Sophie Agnel (p), Kristoff K. Roll (disp électro-acoustique), Daunik Lazro (bs).

Label / Distribution : Fou Records

Le bourdonnement émis par le saxophone baryton défie les tumultes vocaux générés par les dispositifs électro-acoustiques. Tendre ou détendre, comme s’il s’agissait de régler la peau d’une timbale, ici Daunik Lazro diffuse ses phrasés accolés au hurlements produits par les machines. « Au départ c’est une photo », enregistré au Carreau du Temple à Paris pour l’émission À l’improviste d’Anne Montaron se dévoile et donne à entendre des synchronisations éphémères entre Carole Rieussec et J-Kristoff Camps. Seules les manipulations des cordes du piano par Sophie Agnel déploient des cellules rythmiques qui tendent à souligner les timbres préexistants. L’échantillonnage génère là des vocaux enfantins accolés à une implosion sonore dynamique, par la suite la rapidité avec laquelle les déversements s’exécutent avec les effets électroniques étonnent.

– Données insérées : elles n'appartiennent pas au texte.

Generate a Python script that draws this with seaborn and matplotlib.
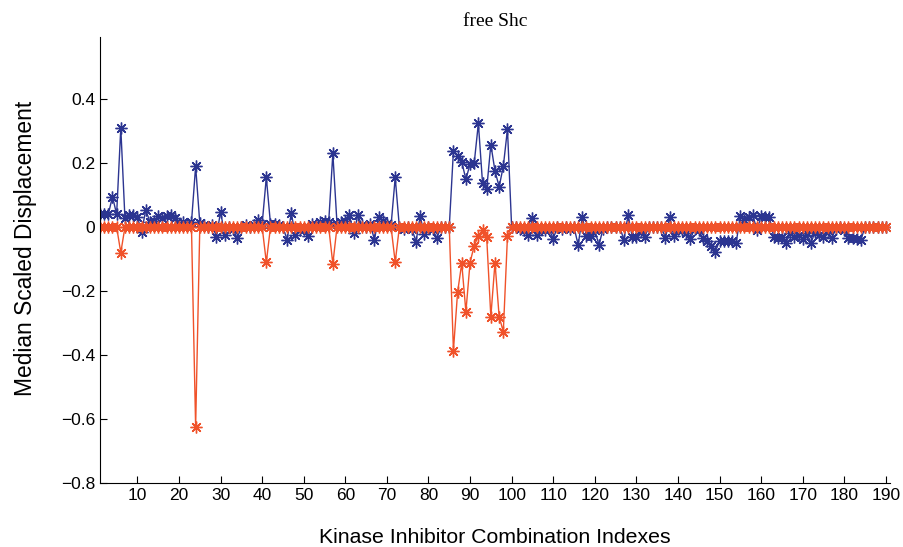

Différents passages entre des spirales aériennes et une profondeur spectrale annoncent splendidement le phrasé de Daunik Lazro, l’artefact conjugué entre les musicien·ne·s prend corps. Le lien commun qui se dessine entre les notes égrenées par la pianiste et le chant altéré du saxophoniste aboutissent à l’exaltation de cette expérimentation.

De nombreux signaux émis par les dispositifs électro-acoustiques forment des interactions fébriles. La montée en puissance se veut progressive, permettant au piano de répandre quelques notes. La dislocation d’une jungle sonore se déverse par l’intermédiaire de l’assemblage électronique dans la partition de « L’hiver sera chaud », enregistré à Saint-Nazaire à l’invitation de Brigitte Lallier-Maisonneuve. La pièce, mue à 21 minutes par l’expressivité du saxophone lancinant et l’interactivité entre les instrumentistes, s’énonce plus fortement avec une libération spontanée à 29 minutes.

Les différents schémas sonores diffusés dans ces deux enregistrements distincts, à la fois composés et improvisés par le quartet, donnent naissance à d’intenses transformations de matériaux et à une expressivité fusionnelle délectable.